SN: Ihr Buchtitel lautet „Zeit für Deine Seele“. Was meinen Sie mit Seele? Wir erkennen die Seele in einem Lächeln, in einer Berührung, einer Erinnerung. Wir spüren sie in diesem ersten verschleierten Blick, mit dem ein Neugeborenes seine Mutter anschaut.
Die Seele ist, was einem Augenblick Unsterblichkeit verleihen kann, manchmal Andacht erweckend, nicht in Worte zu fassen. Sie lässt uns ohne Verstand verstehen, ohne Augen sehen, sie ist unser inneres Zuhause.

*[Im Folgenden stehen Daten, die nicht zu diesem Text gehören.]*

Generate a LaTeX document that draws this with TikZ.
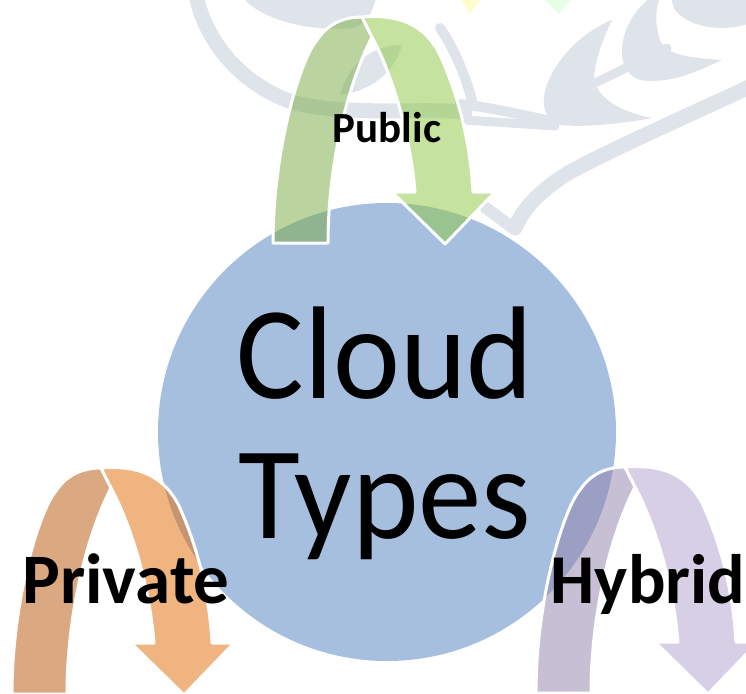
\documentclass[tikz,border=0pt]{standalone}
\usepackage{fontspec}
\setmainfont{Carlito}
\definecolor{circfill}{RGB}{167,191,222}
\definecolor{wmc}{RGB}{223,228,234}
\definecolor{gL}{RGB}{121,171,65}
\definecolor{gR}{RGB}{141,199,65}
\definecolor{oL}{RGB}{185,85,5}
\definecolor{oR}{RGB}{227,107,5}
\definecolor{pL}{RGB}{145,129,169}
\definecolor{pR}{RGB}{177,161,205}
\tikzset{
  wm/.style={draw=wmc, line width=15pt, line cap=round},
  arrowpart/.style={draw=white, line width=3pt, line join=round, fill opacity=0.5},
  bigtext/.style={font=\fontsize{132}{140}\selectfont, xscale=0.96, anchor=base, inner sep=0pt},
  lbl/.style={font=\bfseries, anchor=base, inner sep=0pt}
}
\newcommand\cloudarrow[3]{%
  \begin{scope}[shift={#1}]
    \path[arrowpart, fill=#2] (273,243) .. controls (273,150) and (300,60) .. (317,40)
      .. controls (327,25) and (342,17) .. (362,17) -- (372,37)
      .. controls (345,90) and (328,170) .. (328,243) -- cycle;
    \path[arrowpart, fill=#3] (362,17) .. controls (400,14) and (425,25) .. (440,55)
      .. controls (458,95) and (470,140) .. (473,192) -- (495,192) -- (445,244)
      -- (392,192) -- (415,192) .. controls (410,130) and (390,70) .. (372,37) -- cycle;
  \end{scope}}
\begin{document}
\begin{tikzpicture}[x=1pt,y=-1pt]
\useasboundingbox (0,0) rectangle (746,693);
\clip (0,0) rectangle (746,693);
\fill[white] (0,0) rectangle (746,693);
% faint watermark
\draw[wm] (196,-5) .. controls (205,40) and (240,85) .. (295,103)
   .. controls (350,116) and (420,108) .. (465,112);
\fill[wmc] (243,-2) .. controls (262,20) and (310,32) .. (352,28)
   .. controls (364,26) and (372,14) .. (376,-2) -- cycle;
\fill[wmc] (340,95) .. controls (350,60) and (375,45) .. (402,45) .. controls (395,70) and (375,90) .. (340,95) -- cycle;
\draw[wm, line width=10pt] (440,28) .. controls (455,50) and (465,75) .. (472,100);
\draw[wm, line width=10pt] (460,104) .. controls (495,108) and (525,116) .. (552,121);
\draw[wm, line width=9pt] (465,120) -- (555,126);
\draw[wm] (760,82) .. controls (700,110) and (610,150) .. (570,172)
   .. controls (540,190) and (522,210) .. (515,228);
\draw[wm, line width=12pt] (486,208) -- (513,228);
\fill[wmc] (612,20) .. controls (560,40) and (520,110) .. (560,125)
   .. controls (590,128) and (630,122) .. (652,118)
   .. controls (610,110) and (590,90) .. (595,70)
   .. controls (598,50) and (605,35) .. (612,20) -- cycle;
\fill[wmc] (650,-2) .. controls (620,20) and (610,70) .. (640,80)
   .. controls (670,85) and (700,70) .. (722,60)
   .. controls (690,58) and (665,55) .. (660,40)
   .. controls (655,25) and (655,10) .. (660,-2) -- cycle;
\draw[wm, line width=9pt] (597,82) -- (667,48);
\fill[wmc] (722,0) ellipse [x radius=50pt, y radius=28pt];
\fill[yellow!20] (462,0) -- (480,0) -- (469,14) -- cycle;
\fill[green!10] (545,0) -- (570,0) -- (559,14) -- cycle;
% central circle
\node[circle, fill=circfill, minimum size=458pt, inner sep=0pt] (core) at (387,432) {};
% arrows
\cloudarrow{(0,0)}{gL}{gR}
\cloudarrow{(-261,451)}{oL}{oR}
\cloudarrow{(263,450)}{pL}{pR}
% texts
\node[bigtext] (cloud) at (385,398) {Cloud};
\node[bigtext] (types) at (385,538) {Types};
\node[lbl, font=\bfseries\fontsize{43}{46}\selectfont] (public) at (387,142) {Public};
\node[lbl, font=\bfseries\fontsize{71}{74}\selectfont] (private) at (126,603) {Private};
\node[lbl, font=\bfseries\fontsize{70}{74}\selectfont] (hybrid) at (648,603) {Hybrid};
\end{tikzpicture}
\end{document}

SN: Wo können Sie am besten die Seele baumeln lassen? Für mich ist die Heimat der Seele die Natur, wo ich sofort merke, ich bin zu schnell, zu laut, ich bin überfordert. Hinauszugehen in die Natur schenkt uns Energie und tiefe Entspannung.
Im Wald ist es still, da höre ich nur die Vögel, atme gute Luft und kann schnell regenerieren. Wenn ich auf einen Berg wandere, oben auf dem Gipfel stehe und mit einem unendlichen Weit- und Überblick beschenkt werde, dann entstehen Räume, wo ich spüre, dass meine Seele wieder Luft unter die Flügel bekommt.
Wenn man nicht in den Wald oder auf einen Berg gehen kann, genügt es auch, hinaus vor die Tür zu gehen und ein paar Mal tief durchzuatmen. Es geht um diese kleinen Inseln, die man sich schafft, wo man wieder Kraft tanken kann. Eine solche Insel kann auch sein, dass man seine Lieblingsmusik hört, und wenn es nur ein Stück ist.
Musik, Schreiben, Malen tut der Seele gut, ein gutes Buch, ein schönes Gedicht lesen oder einfach die Katze streicheln.